In the foregoing specification, embodiments have been described with reference to specific exemplary embodiments thereof. Various embodiments are described with reference to details discussed herein, and the accompanying drawings illustrate the various embodiments. The description above and drawings are illustrative of one or more embodiments and are not to be construed as limiting. Numerous specific details are described to provide a thorough understanding of various embodiments.
Embodiments may include other specific forms without departing from its spirit or essential characteristics. The described embodiments are to be considered in all respects only as illustrative and not restrictive. For example, the methods described herein may be performed with less or more steps/acts or the steps/acts may be performed in differing orders. Additionally, the steps/acts described herein may be repeated or performed in parallel with one another or in parallel with different instances of the same or similar steps/acts. The scope of the invention is, therefore, indicated by the appended claims rather than by the foregoing description.
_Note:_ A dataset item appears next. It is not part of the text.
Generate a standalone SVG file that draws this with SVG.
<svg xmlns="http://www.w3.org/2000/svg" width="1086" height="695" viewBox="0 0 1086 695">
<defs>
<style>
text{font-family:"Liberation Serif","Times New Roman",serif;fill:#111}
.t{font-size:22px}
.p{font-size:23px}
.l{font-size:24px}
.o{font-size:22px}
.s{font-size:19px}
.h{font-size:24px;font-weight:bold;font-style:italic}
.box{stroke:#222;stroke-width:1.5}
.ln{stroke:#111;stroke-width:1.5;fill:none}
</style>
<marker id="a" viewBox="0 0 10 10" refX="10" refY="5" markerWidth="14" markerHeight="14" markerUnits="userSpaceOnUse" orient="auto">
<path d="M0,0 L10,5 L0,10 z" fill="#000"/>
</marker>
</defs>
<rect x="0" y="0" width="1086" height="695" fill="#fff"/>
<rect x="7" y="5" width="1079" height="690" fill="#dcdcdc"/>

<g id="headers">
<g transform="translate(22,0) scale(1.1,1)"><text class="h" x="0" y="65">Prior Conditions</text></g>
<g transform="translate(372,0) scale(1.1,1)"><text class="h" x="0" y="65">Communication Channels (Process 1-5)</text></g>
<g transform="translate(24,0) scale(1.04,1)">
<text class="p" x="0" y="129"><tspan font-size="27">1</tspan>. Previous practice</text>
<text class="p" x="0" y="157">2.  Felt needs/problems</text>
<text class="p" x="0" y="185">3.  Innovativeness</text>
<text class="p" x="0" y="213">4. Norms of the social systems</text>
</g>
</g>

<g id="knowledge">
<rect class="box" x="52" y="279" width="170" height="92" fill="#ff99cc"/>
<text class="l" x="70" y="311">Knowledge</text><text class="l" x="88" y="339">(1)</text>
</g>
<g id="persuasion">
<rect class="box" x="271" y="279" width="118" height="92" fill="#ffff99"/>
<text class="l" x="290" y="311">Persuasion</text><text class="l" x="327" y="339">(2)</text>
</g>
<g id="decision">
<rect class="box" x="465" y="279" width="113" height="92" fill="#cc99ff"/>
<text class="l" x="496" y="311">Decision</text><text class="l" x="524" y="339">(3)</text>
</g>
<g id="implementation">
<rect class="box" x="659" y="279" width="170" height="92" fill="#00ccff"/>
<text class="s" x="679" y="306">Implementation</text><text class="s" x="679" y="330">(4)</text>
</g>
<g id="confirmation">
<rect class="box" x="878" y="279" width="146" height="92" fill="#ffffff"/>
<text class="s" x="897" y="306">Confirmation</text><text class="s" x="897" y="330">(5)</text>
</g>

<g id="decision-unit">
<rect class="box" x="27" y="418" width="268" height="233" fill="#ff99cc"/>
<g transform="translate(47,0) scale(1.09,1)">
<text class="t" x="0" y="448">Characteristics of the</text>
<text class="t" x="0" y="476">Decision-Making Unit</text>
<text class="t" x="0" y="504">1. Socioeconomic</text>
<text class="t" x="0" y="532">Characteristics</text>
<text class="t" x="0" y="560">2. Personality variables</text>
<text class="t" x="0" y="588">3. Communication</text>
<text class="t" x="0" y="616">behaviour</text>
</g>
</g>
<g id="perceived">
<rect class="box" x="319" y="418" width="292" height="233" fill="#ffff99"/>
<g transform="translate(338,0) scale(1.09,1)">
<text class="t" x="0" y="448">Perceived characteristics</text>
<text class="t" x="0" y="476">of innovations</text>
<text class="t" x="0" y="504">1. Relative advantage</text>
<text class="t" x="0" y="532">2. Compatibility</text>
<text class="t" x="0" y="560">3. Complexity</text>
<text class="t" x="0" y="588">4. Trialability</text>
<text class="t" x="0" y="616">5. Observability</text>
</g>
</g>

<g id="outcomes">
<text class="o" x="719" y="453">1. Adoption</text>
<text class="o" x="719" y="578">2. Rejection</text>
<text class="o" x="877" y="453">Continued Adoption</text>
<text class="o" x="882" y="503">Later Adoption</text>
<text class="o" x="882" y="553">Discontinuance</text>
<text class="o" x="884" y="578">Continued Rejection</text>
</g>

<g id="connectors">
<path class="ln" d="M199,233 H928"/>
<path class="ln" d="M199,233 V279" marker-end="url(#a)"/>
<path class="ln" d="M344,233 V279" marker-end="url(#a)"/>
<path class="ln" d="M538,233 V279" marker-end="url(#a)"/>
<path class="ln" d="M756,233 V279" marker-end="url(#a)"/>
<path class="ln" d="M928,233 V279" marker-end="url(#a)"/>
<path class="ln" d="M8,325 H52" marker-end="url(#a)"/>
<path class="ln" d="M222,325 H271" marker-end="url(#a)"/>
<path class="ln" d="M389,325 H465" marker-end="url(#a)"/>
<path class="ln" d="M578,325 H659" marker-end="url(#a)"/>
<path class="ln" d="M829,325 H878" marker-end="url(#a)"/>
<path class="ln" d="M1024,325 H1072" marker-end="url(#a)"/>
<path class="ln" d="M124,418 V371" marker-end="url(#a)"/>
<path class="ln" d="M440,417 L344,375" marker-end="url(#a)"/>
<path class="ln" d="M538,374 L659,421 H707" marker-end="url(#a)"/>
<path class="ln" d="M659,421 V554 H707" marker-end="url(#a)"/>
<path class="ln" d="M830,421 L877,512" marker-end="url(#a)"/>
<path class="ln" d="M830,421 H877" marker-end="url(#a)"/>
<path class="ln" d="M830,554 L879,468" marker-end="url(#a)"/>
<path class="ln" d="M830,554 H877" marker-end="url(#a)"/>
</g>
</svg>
All changes that come within the meaning and range of equivalency of the claims are to be embraced within their scope.
In the various embodiments described above, unless specifically noted otherwise, disjunctive language such as the phrase “at least one of A, B, or C,” is intended to be understood to mean either A, B, or C, or any combination thereof (e.g., A, B, and/or C). As such, disjunctive language is not intended to, nor should it be understood to, imply that a given embodiment requires at least one of A, at least one of B, or at least one of C to each be present.